> [Task objective]
Begin with the line containing "Convert this chart to seaborn" and end with the line containing "from matplotlib.patches import"; set down that block verbatim and nothing else.

= = = =

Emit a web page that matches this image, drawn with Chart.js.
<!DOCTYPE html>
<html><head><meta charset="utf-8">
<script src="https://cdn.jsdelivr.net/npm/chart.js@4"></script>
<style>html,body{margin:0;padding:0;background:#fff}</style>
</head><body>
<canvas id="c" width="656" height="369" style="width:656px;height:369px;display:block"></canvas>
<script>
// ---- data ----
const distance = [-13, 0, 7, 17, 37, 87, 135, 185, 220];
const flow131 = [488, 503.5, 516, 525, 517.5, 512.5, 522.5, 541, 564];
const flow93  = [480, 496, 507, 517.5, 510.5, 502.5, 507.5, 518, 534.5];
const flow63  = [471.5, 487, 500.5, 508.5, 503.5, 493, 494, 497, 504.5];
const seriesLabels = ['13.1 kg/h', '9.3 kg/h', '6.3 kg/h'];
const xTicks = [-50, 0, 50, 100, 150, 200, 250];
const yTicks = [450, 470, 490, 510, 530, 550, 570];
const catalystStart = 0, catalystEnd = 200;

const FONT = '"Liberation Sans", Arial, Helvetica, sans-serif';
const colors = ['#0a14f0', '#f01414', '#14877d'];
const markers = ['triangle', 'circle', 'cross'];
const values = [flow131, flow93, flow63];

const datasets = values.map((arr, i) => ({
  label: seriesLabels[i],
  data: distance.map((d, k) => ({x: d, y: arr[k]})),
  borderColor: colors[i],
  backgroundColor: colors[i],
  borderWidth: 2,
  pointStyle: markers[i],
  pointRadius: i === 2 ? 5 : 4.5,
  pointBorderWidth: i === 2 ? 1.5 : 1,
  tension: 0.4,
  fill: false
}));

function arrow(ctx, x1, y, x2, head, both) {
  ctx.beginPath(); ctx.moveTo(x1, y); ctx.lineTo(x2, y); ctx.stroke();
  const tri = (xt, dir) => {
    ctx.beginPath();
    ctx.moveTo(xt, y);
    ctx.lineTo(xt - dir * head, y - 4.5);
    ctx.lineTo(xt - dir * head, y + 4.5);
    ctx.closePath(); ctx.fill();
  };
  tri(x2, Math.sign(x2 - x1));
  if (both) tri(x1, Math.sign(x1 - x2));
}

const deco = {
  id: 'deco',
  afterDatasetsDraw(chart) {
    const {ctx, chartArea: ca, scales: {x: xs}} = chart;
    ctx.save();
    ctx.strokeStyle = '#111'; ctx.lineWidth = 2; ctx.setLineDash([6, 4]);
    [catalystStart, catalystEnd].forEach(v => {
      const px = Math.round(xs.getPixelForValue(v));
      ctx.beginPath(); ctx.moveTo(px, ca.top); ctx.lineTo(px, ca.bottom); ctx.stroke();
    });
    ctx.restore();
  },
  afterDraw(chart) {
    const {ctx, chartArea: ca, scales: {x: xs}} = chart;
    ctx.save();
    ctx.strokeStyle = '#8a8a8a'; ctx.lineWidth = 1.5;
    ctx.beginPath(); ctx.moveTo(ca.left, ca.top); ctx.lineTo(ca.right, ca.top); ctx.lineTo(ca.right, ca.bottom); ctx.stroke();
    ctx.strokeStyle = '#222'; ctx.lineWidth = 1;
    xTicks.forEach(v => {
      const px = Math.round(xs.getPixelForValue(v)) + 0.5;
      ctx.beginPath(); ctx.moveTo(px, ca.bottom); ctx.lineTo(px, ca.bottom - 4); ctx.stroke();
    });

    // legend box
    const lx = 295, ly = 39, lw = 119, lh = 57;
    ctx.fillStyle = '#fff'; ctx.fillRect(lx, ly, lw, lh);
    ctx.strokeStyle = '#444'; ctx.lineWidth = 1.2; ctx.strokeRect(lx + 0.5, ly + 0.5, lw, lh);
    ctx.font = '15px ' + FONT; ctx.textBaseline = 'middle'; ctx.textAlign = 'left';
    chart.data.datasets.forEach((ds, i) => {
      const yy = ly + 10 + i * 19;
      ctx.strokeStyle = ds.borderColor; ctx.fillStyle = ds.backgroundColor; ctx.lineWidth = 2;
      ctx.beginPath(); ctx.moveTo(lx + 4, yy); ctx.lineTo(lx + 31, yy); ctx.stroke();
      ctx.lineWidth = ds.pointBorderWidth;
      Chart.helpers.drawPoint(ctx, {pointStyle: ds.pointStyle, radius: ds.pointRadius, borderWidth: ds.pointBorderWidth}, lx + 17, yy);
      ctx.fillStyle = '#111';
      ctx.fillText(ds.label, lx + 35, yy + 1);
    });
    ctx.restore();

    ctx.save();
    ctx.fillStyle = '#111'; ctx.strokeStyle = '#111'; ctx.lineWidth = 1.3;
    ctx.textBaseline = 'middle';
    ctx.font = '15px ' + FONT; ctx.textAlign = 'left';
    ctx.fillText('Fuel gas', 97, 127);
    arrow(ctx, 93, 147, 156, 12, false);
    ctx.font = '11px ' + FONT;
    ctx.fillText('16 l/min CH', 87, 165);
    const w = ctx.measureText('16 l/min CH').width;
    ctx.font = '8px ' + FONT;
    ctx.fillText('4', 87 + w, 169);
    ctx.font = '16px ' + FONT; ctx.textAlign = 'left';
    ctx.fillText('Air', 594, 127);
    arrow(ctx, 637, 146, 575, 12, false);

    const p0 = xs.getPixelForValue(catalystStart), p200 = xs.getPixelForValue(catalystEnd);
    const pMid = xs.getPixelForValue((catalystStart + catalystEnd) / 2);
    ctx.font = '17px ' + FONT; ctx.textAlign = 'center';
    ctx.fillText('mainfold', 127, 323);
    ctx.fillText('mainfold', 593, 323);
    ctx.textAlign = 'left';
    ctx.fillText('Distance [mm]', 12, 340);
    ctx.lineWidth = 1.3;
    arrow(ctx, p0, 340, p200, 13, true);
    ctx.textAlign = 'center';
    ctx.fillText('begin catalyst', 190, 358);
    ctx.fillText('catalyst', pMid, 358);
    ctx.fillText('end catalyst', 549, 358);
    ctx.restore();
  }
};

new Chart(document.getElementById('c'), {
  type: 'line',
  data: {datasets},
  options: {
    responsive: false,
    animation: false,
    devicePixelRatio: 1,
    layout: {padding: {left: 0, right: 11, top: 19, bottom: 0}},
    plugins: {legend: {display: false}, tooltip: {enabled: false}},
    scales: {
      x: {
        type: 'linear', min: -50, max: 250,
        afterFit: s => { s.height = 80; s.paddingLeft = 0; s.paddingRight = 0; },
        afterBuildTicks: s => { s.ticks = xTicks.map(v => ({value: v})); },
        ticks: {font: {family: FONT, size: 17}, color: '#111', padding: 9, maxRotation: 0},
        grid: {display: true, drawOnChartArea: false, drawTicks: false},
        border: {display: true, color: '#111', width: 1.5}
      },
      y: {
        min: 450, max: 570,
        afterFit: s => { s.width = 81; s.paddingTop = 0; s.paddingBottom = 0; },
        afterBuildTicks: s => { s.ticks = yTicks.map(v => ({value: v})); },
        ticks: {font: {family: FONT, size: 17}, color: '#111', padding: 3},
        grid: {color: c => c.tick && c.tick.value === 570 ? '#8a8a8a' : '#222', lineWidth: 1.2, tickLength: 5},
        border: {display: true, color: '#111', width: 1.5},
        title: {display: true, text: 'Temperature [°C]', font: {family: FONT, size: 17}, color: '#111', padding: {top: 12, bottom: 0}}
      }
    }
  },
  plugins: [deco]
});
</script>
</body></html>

= = = =

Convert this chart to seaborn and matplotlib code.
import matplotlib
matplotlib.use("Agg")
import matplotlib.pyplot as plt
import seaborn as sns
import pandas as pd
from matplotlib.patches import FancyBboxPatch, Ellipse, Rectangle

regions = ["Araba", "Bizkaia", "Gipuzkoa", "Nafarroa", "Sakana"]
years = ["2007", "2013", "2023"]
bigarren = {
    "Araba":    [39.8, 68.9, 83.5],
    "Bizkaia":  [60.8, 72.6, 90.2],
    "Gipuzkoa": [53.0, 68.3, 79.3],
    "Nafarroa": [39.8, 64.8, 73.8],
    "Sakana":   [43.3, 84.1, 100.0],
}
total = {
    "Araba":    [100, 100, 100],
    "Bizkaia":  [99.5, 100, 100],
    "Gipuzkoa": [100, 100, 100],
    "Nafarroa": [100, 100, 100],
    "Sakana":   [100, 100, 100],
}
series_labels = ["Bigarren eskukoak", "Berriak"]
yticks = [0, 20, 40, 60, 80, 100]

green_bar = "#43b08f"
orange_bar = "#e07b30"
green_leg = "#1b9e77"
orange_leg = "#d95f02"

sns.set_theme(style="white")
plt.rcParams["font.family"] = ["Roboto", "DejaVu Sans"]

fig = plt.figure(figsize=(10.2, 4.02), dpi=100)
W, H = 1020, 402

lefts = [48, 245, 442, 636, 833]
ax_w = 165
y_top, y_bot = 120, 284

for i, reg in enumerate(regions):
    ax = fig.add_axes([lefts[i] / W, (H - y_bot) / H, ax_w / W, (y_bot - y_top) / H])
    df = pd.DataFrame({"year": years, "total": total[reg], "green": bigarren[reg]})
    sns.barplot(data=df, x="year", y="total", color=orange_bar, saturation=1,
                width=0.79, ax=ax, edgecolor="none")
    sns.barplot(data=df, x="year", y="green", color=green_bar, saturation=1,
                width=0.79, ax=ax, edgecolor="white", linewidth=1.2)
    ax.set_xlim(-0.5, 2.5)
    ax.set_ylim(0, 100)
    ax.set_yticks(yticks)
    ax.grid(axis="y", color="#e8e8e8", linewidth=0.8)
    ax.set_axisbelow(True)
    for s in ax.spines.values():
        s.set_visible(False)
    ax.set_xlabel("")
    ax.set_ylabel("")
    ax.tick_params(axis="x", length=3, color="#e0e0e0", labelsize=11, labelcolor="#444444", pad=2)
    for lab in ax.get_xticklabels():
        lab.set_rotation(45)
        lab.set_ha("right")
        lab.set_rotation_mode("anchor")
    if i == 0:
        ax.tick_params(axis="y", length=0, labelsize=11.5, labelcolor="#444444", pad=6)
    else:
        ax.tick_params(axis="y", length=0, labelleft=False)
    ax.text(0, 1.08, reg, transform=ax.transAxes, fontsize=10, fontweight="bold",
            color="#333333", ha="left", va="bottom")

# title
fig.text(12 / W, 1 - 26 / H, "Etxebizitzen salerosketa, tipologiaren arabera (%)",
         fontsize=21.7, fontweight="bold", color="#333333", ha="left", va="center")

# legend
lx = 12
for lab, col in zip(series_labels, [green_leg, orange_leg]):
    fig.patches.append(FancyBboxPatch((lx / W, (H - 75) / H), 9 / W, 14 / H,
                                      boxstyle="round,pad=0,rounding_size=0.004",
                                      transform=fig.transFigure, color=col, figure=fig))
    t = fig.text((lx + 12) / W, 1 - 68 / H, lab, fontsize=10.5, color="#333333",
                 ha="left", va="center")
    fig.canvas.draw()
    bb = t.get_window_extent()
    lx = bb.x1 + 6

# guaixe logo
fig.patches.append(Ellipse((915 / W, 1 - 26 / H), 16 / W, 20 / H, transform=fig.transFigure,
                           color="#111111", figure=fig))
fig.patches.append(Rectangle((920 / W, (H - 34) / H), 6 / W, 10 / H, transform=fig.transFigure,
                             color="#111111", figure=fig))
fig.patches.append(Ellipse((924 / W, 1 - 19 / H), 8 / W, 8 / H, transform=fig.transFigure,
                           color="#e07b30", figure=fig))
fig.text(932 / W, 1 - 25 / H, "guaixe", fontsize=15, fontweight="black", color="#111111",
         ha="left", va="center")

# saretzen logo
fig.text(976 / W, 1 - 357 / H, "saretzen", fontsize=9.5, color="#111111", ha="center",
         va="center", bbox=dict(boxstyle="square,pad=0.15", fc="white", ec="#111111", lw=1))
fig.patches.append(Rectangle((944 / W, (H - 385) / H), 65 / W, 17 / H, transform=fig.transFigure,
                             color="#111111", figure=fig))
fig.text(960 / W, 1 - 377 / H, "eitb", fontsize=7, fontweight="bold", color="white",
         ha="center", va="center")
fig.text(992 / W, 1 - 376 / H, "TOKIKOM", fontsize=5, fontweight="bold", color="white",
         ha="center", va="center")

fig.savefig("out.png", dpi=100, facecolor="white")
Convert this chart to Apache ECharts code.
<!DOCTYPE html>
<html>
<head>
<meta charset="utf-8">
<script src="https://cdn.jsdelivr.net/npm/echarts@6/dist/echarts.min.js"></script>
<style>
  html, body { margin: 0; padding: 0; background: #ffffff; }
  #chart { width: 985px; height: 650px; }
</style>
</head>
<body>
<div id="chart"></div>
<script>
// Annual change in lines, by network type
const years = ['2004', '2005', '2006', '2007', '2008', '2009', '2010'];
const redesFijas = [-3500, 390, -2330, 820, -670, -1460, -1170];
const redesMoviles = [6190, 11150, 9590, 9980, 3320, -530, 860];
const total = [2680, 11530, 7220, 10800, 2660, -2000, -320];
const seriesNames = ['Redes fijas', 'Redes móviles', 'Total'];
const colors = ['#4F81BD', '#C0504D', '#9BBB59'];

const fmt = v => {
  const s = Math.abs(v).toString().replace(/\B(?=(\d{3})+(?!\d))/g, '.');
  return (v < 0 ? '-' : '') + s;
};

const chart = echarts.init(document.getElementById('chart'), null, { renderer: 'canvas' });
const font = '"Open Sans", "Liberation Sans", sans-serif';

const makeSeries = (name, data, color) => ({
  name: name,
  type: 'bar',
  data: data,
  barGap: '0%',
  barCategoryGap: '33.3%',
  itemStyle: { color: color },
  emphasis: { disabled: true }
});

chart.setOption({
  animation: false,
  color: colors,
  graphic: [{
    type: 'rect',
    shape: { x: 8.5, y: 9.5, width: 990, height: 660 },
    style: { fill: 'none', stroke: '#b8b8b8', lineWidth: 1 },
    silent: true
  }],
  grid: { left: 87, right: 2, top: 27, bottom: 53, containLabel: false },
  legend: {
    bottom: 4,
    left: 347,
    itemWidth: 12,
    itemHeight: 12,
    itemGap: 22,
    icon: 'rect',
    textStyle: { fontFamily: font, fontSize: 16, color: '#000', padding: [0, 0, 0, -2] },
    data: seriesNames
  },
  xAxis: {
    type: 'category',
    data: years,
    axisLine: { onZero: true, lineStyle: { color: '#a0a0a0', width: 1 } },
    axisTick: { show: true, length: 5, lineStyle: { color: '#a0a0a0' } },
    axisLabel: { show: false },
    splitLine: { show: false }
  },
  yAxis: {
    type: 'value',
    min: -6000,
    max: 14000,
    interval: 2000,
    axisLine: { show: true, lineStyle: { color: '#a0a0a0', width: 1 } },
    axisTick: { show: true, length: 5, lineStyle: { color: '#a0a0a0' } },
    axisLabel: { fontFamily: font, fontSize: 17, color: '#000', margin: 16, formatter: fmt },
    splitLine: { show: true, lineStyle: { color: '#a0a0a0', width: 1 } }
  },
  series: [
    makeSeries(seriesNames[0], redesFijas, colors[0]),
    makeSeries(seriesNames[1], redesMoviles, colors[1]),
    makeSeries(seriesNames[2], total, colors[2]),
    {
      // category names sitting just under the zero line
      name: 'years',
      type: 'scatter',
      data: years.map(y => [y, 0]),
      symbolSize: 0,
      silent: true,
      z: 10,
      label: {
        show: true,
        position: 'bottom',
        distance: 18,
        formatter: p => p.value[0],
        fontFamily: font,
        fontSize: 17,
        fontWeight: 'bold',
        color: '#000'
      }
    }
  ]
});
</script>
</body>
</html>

= = = =

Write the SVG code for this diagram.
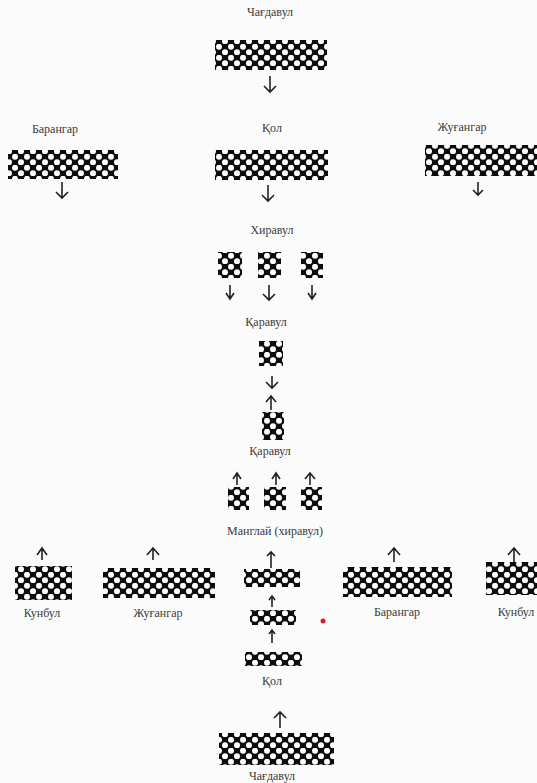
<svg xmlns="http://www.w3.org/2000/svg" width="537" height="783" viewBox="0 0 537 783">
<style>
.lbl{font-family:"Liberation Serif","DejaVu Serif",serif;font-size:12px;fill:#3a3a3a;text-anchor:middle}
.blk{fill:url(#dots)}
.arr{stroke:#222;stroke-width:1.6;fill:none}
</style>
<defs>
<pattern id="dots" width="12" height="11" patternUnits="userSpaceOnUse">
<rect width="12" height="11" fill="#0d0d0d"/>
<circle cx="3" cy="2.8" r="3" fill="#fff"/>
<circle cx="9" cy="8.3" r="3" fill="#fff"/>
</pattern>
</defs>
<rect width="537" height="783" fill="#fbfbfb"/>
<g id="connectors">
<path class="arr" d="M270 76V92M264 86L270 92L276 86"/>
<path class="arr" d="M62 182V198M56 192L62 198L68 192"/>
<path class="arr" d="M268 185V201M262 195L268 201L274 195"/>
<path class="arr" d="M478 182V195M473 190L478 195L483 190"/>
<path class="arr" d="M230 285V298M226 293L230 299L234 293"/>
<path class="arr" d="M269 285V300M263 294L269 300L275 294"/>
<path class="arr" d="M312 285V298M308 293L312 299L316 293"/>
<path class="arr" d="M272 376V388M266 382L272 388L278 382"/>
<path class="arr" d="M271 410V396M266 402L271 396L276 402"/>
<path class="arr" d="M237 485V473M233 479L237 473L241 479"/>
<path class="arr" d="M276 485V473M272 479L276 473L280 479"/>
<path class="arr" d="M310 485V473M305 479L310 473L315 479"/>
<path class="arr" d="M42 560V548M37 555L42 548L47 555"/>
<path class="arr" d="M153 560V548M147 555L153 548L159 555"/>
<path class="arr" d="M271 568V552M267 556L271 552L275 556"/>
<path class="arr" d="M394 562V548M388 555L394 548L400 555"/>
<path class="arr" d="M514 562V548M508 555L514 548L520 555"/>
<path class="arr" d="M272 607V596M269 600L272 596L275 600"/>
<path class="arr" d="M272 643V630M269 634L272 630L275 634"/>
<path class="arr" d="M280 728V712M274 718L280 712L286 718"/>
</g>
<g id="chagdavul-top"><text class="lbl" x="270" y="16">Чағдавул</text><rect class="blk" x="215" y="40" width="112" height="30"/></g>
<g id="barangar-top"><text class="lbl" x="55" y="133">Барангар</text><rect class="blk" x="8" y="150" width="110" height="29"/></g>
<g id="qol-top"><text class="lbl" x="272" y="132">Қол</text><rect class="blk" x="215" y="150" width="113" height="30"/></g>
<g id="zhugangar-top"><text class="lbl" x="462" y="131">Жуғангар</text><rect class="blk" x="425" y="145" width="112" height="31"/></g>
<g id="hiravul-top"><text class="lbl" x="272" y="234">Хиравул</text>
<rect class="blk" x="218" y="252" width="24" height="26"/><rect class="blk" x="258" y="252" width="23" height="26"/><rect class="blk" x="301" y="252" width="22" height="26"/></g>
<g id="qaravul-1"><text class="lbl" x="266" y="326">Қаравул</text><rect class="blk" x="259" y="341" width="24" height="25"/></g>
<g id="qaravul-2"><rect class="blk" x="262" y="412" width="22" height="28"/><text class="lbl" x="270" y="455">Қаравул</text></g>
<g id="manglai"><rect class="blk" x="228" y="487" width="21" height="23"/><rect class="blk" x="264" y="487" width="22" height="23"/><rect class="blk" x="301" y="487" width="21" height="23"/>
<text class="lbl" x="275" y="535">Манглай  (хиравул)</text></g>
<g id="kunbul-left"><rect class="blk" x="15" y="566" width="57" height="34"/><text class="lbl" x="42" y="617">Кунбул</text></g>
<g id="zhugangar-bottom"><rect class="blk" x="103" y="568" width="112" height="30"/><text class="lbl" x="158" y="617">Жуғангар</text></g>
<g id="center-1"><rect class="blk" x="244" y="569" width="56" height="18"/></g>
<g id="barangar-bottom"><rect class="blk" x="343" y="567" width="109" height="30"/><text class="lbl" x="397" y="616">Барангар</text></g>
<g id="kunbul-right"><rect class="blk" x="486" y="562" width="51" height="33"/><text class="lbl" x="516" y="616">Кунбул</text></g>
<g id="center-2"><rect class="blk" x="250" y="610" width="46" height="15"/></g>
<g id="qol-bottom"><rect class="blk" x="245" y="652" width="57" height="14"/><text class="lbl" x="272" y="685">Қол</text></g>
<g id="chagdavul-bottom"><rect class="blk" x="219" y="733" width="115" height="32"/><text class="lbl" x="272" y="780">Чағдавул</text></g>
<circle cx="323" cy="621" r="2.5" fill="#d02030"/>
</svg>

= = = =

> [Task output]
Convert this chart to seaborn and matplotlib code.
import matplotlib
matplotlib.use("Agg")
import matplotlib.pyplot as plt
import seaborn as sns
import pandas as pd
from matplotlib.patches import FancyBboxPatch, Ellipse, Rectangle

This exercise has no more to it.